The Toronto Comic Arts Festival, held May 11-13 at the Toronto Reference Library, marked its 15th anniversary by honoring Françoise Mouly’s Toon Books on its 10th year and hosted a lineup of guests highlighted by acclaimed manga artist Inio Asano, along with Ho Che Anderson (Godhead), Brigitte Findakly (Poppies of Iraq), Mariko Tamaki (Lumberjanes), and Yvan Alagbé (Yellow Negroes) among others.
Although TCAF has not released official attendance figures, Chris Butcher, cofounder and artistic director of TCAF, estimated crowds were similar to last year’s show which drew about 25,000 fans.
TCAF kicked off on Friday May 11 with a professional day devoted to librarians and teachers, despite the absence of the scheduled keynote speaker Mouly. who was delayed in New York City due to weather conditions.
Amie Wright of the Edmonton Public Library and Dr. Lucia Cedeira Serantes of CUNY's Queens College, pinch hit for Mouly. The two gave a broad overview of Canadian comics that included a lively discussion of what makes a comic Canadian, focusing on creators, settings, and even language and spelling. Among their title recommendations were Svetlana Chmakova's Awkward, Michel Rabagliati's Paul Joins the Scouts, the Moonshot anthology of comics by Canadian indigenous artists, and Chester Brown's acclaimed graphic biography of Louis Riehl, the 19th century Canadian rebel/politician.
This year’s show featured the addition of a sizeable new TCAF venue, the Cumberland Terrace, a mall space directly across the street from the library, used to house the Zineland Terrace, which hosted the tables of nearly 100 exhibitors who specialize in DIY and self-published zines and comics related small publications.
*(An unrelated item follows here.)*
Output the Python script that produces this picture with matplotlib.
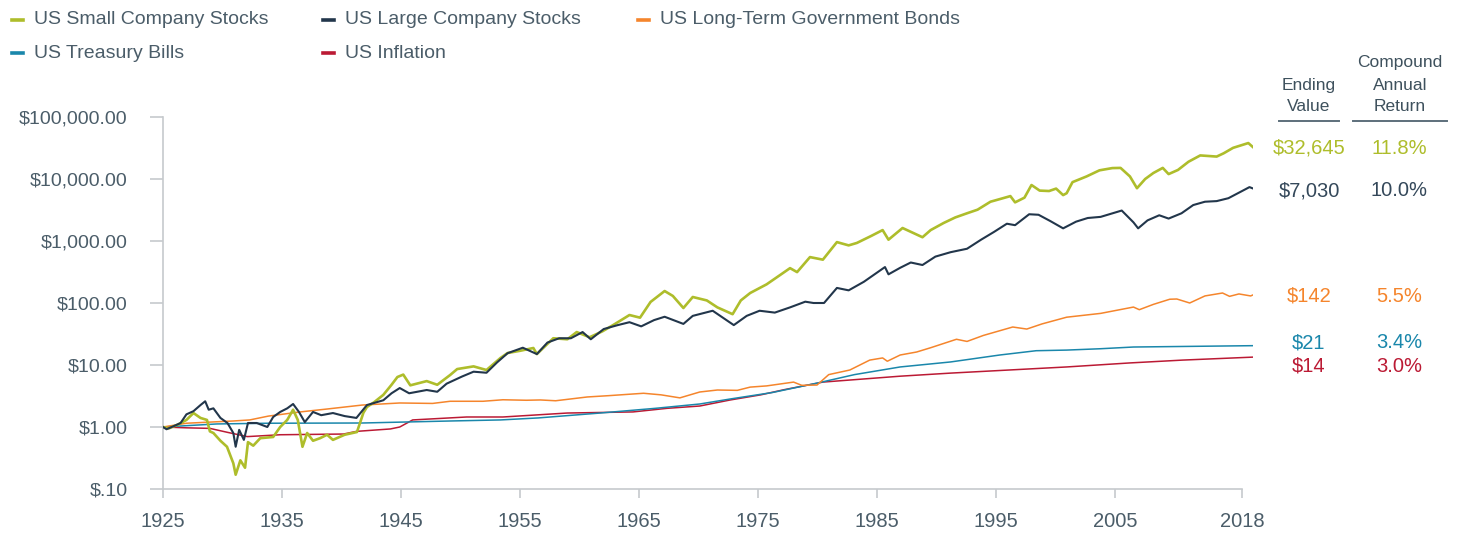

TCAF also used the site to hold two days of TCAF programming and panels.
Publishers contacted by PW were generally quite happy with sales. Attendance on Saturday, Butcher said, was so large that the library was forced to briefly restrict the entry of fans to an overly crowded TCAF exhibition hall. The result was a monstrously long line to get into the hall that lasted several hours.
Among the books being debuted at TCAF 2018 were David B’s Hasib, a riff on the Tales of One Thousand and One Nights (NBM), Eisner award-winner Vera Brosgol’s graphic memoir Be Prepared (First Second), and Max de Radigues and Wauter Mannaert’s Weegee, a graphic biography of the famous crime photographer (Conundrum Press).
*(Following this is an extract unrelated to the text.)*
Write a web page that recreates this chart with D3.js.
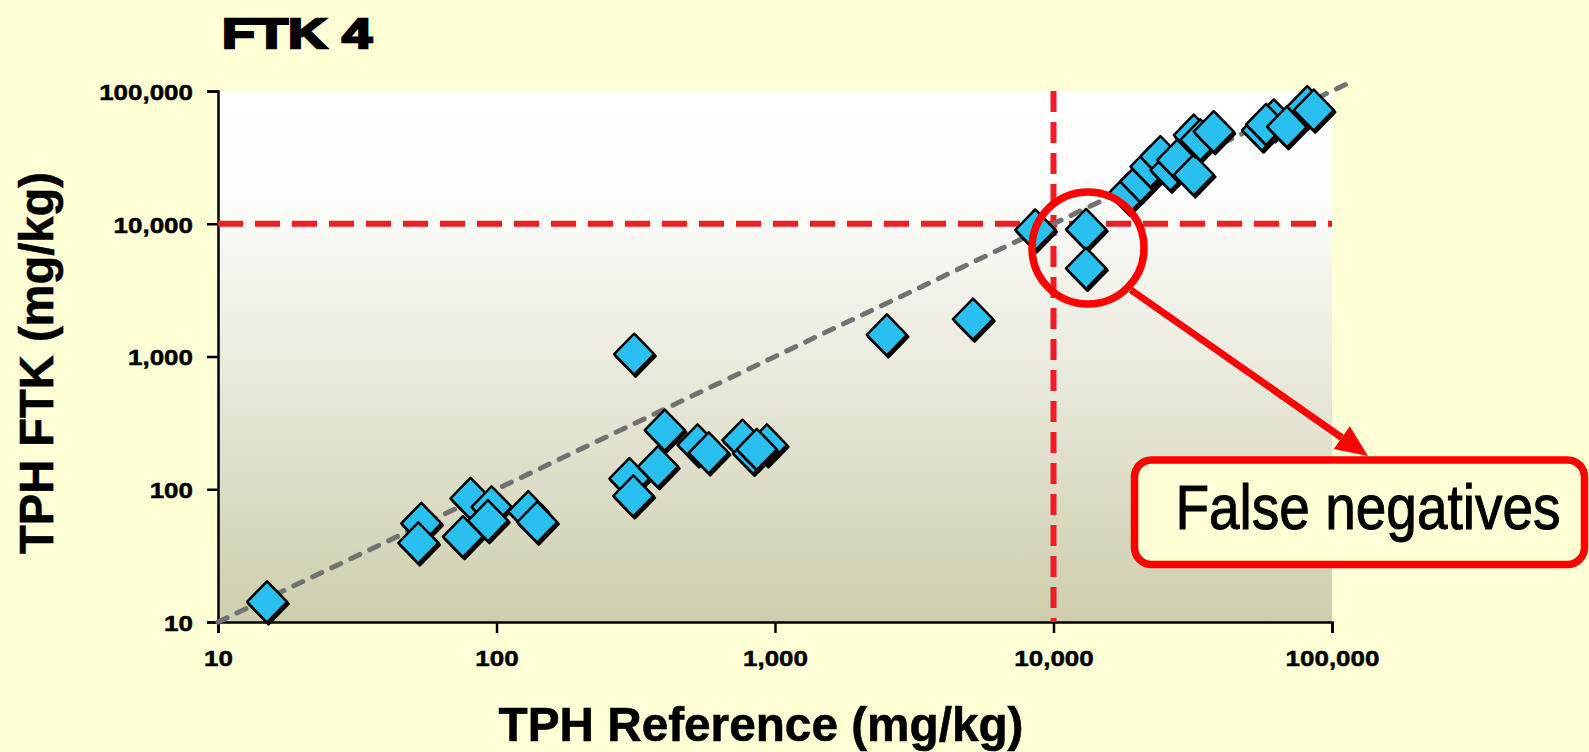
<!DOCTYPE html>
<html>
<head>
<meta charset="utf-8">
<script src="https://cdn.jsdelivr.net/npm/d3@7"></script>
<style>
html, body { margin: 0; padding: 0; background: #ffffd6; }
svg { display: block; }
</style>
</head>
<body>
<svg id="chart" width="1589" height="752"></svg>
<script>
// TPH reference vs FTK 4 (mg/kg)
const tphReference = [15, 53.7, 52.4, 80.7, 75.8, 96, 93.2, 130, 140,
    300, 310, 312, 402, 380, 527, 578, 764, 834, 935, 860,
    2520, 5140, 8600, 13090, 13090,
    18600, 20500, 22300, 24200, 26300, 27800, 31900, 31900, 33700, 37600,
    56100, 61800, 58000, 69000, 81500, 86000];
const tphFtk = [14.2, 55.3, 39.5, 85.3, 43.9, 73.8, 58, 67.8, 56.6,
    120, 89, 1040, 279, 148, 216, 188, 234, 186, 216, 200,
    1455, 1910, 8980, 9080, 4620,
    16970, 20800, 26900, 32000, 25400, 30200, 23300, 46600, 42800, 49400,
    50800, 60500, 56000, 53800, 76200, 71900];
const tickValues = [10, 100, 1000, 10000, 100000];
const actionLevel = 10000;          // red dashed threshold lines
const oneToOne = [10, 115000];       // grey 1:1 line
const calloutText = "False negatives";

const svg = d3.select("#chart");
const W = 1589, H = 752;
const plotLeft = 218, plotRight = 1332, plotTop = 91, plotBottom = 622;

svg.append("rect").attr("width", W).attr("height", H).attr("fill", "#ffffd6");

const x = d3.scaleLog().domain([10, 100000]).range([plotLeft, plotRight]);
const y = d3.scaleLog().domain([10, 100000]).range([plotBottom, plotTop]);

// plot background gradient
const defs = svg.append("defs");
const grad = defs.append("linearGradient").attr("id", "bg")
    .attr("x1", 0).attr("y1", 0).attr("x2", 0).attr("y2", 1);
grad.append("stop").attr("offset", "0").attr("stop-color", "#ffffff");
grad.append("stop").attr("offset", "0.2").attr("stop-color", "#fcfcfa");
grad.append("stop").attr("offset", "0.55").attr("stop-color", "#e8e8da");
grad.append("stop").attr("offset", "1").attr("stop-color", "#cecdac");

svg.append("rect")
    .attr("x", plotLeft).attr("y", plotTop)
    .attr("width", plotRight - plotLeft).attr("height", plotBottom - plotTop)
    .attr("fill", "url(#bg)");

// stretch text horizontally like the original
function stretch(sel, k) {
    sel.each(function () {
        const w = this.getComputedTextLength();
        d3.select(this).attr("textLength", w * k).attr("lengthAdjust", "spacingAndGlyphs");
    });
}

const fmt = d3.format(",");

// axes
const xAxis = svg.append("g")
    .attr("transform", `translate(0,${plotBottom})`)
    .call(d3.axisBottom(x).tickValues(tickValues).tickFormat(fmt).tickSize(11).tickPadding(17));
const yAxis = svg.append("g")
    .attr("transform", `translate(${plotLeft},0)`)
    .call(d3.axisLeft(y).tickValues(tickValues).tickFormat(fmt).tickSize(11).tickPadding(14));

[xAxis, yAxis].forEach(g => {
    g.select(".domain").attr("stroke", "#000").attr("stroke-width", 2.5);
    g.selectAll(".tick line").attr("stroke", "#000").attr("stroke-width", 2.5);
    g.selectAll(".tick text")
        .attr("fill", "#000")
        .attr("stroke", "#000").attr("stroke-width", 0.5)
        .style("font-family", "'Liberation Sans', Arial, sans-serif")
        .style("font-weight", "bold")
        .style("font-size", "22px");
});
xAxis.selectAll(".tick text").attr("dy", "0.71em");
yAxis.selectAll(".tick text").attr("dy", "0.38em");
stretch(xAxis.selectAll(".tick text"), 1.18);
stretch(yAxis.selectAll(".tick text"), 1.18);

// red threshold lines
svg.append("line")
    .attr("x1", plotLeft).attr("x2", plotRight)
    .attr("y1", y(actionLevel)).attr("y2", y(actionLevel))
    .attr("stroke", "#ee1d25").attr("stroke-width", 6)
    .attr("stroke-dasharray", "25,12");
svg.append("line")
    .attr("x1", x(actionLevel)).attr("x2", x(actionLevel))
    .attr("y1", plotTop).attr("y2", plotBottom)
    .attr("stroke", "#ee1d25").attr("stroke-width", 6)
    .attr("stroke-dasharray", "21,10");

// 1:1 line
svg.append("line")
    .attr("x1", x(oneToOne[0])).attr("y1", y(oneToOne[0]))
    .attr("x2", x(oneToOne[1])).attr("y2", y(oneToOne[1]))
    .attr("stroke", "#727272").attr("stroke-width", 5)
    .attr("stroke-linecap", "round")
    .attr("stroke-dasharray", "10,11");

// diamonds
const points = tphReference.map((v, i) => ({ ref: v, ftk: tphFtk[i] }));
const diamond = "M0,-20.5L20,0L0,20.5L-20,0Z";

const marks = svg.append("g").selectAll("g")
    .data(points)
    .enter().append("g")
    .attr("transform", d => `translate(${x(d.ref)},${y(d.ftk)})`);

marks.append("path")
    .attr("d", diamond)
    .attr("transform", "translate(1.5,2)")
    .attr("fill", "#000")
    .attr("stroke", "#000")
    .attr("stroke-width", 2.5)
    .attr("stroke-linejoin", "round");
marks.append("path")
    .attr("d", diamond)
    .attr("fill", "#29c0ef")
    .attr("stroke", "#000")
    .attr("stroke-width", 2.5)
    .attr("stroke-linejoin", "round");

// annotation: circle, arrow and callout box
const circleX = 1088, circleY = 248;
svg.append("circle")
    .attr("cx", circleX).attr("cy", circleY).attr("r", 56)
    .attr("fill", "none").attr("stroke", "#ff0000").attr("stroke-width", 7.5);

const tip = [1368, 456], tail = [1131, 290];
const ang = Math.atan2(tip[1] - tail[1], tip[0] - tail[0]);
const headLen = 32, headHalf = 14;
const base = [tip[0] - headLen * Math.cos(ang), tip[1] - headLen * Math.sin(ang)];
svg.append("line")
    .attr("x1", tail[0]).attr("y1", tail[1])
    .attr("x2", base[0]).attr("y2", base[1])
    .attr("stroke", "#ff0000").attr("stroke-width", 7);
svg.append("path")
    .attr("d", d3.line()([
        tip,
        [base[0] + headHalf * Math.sin(ang), base[1] - headHalf * Math.cos(ang)],
        [base[0] - headHalf * Math.sin(ang), base[1] + headHalf * Math.cos(ang)]
    ]) + "Z")
    .attr("fill", "#ff0000");

svg.append("rect")
    .attr("x", 1134.5).attr("y", 460)
    .attr("width", 450).attr("height", 104.5)
    .attr("rx", 17)
    .attr("fill", "#ffffd6")
    .attr("stroke", "#ff0000").attr("stroke-width", 7.5);
// regular face, pulled taller to look like the narrow font of the original
svg.append("text")
    .attr("transform", "translate(1368,529) scale(1,1.15)")
    .attr("text-anchor", "middle")
    .style("font-family", "'Liberation Sans', Arial, sans-serif")
    .style("font-size", "55px")
    .attr("fill", "#000").attr("stroke", "#000").attr("stroke-width", 0.9)
    .text(calloutText);

// title and axis titles
svg.append("text")
    .attr("x", 222).attr("y", 48)
    .attr("textLength", 150).attr("lengthAdjust", "spacingAndGlyphs")
    .style("font-family", "'Liberation Sans', Arial, sans-serif")
    .style("font-weight", "bold")
    .style("font-size", "42px")
    .attr("fill", "#000").attr("stroke", "#000").attr("stroke-width", 2.4)
    .text("FTK 4");

svg.append("text")
    .attr("x", 761).attr("y", 741)
    .attr("text-anchor", "middle")
    .attr("textLength", 525).attr("lengthAdjust", "spacingAndGlyphs")
    .style("font-family", "'Liberation Sans', Arial, sans-serif")
    .style("font-weight", "bold")
    .style("font-size", "49px")
    .attr("fill", "#000").attr("stroke", "#000").attr("stroke-width", 0.6)
    .text("TPH Reference (mg/kg)");

svg.append("text")
    .attr("transform", "translate(53,363) rotate(-90)")
    .attr("text-anchor", "middle")
    .attr("textLength", 382).attr("lengthAdjust", "spacingAndGlyphs")
    .style("font-family", "'Liberation Sans', Arial, sans-serif")
    .style("font-weight", "bold")
    .style("font-size", "48px")
    .attr("fill", "#000").attr("stroke", "#000").attr("stroke-width", 0.6)
    .text("TPH FTK (mg/kg)");
</script>
</body>
</html>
In addition, Ron Wimberly (Prince of Cats) debuted the first issue of LAAB magazine, which is actually a newsprint broadsheet with a selection of critical essays by comics artists/writers such as John Jennings, James Romberger, and Wimberly himself, focused on the issues around race and black aesthetics in comics and their intersection with the issues around contemporary gallery art and other cultural media. The Kickstarter funded publication was published by Josh O’Neill and Maëlle Doliveux, copublishers at Beehive Books.
A featured guest, acclaimed manga artist Inio Asano attracted an enthusiastic capacity crowd to a live public interview about his career, and about his new sci-fi manga Dead Dead Demon's Dededede Destruction, just released from Viz Media. Manga fans also stopped by the table of Sparkler Monthly (a manga-influenced digital magazine aimed teen female-identified fans) to check out advance copies of three much anticipated upcoming titles from Seven Seas Manga: The Bride Was A Boy by Chii, a diary comic by a transgender woman, My Solo Exchange Diary by Kabi Nagata (a sequel to Nagata’s best-selling My Lesbian Experience with Loneliness, a 2017 PW Best Book), and Claudine by Ryoko Ikeda, a one-volume LGBTQ manga by the pioneering shojo artist and author of the 1974 manga classic Rose of Versailles.
Drawn & Quarterly, the highly regarded Canadian graphic novel publisher, did not exhibit at TCAF this year and did not offer a public explanation for its absence.
The 2018 Doug Wright Awards honoring the best work and promising new talent in Canadian comics are presented each year at TCAF. This year's winners are Sami Alwani (The Dead Father), Jesse Jacobs (Crawl Space, from Koyama Press), and Jenn Woodall (Magical Beatdown Vol. 2 and Marie and Worrywart, from Silver Sprocket Press).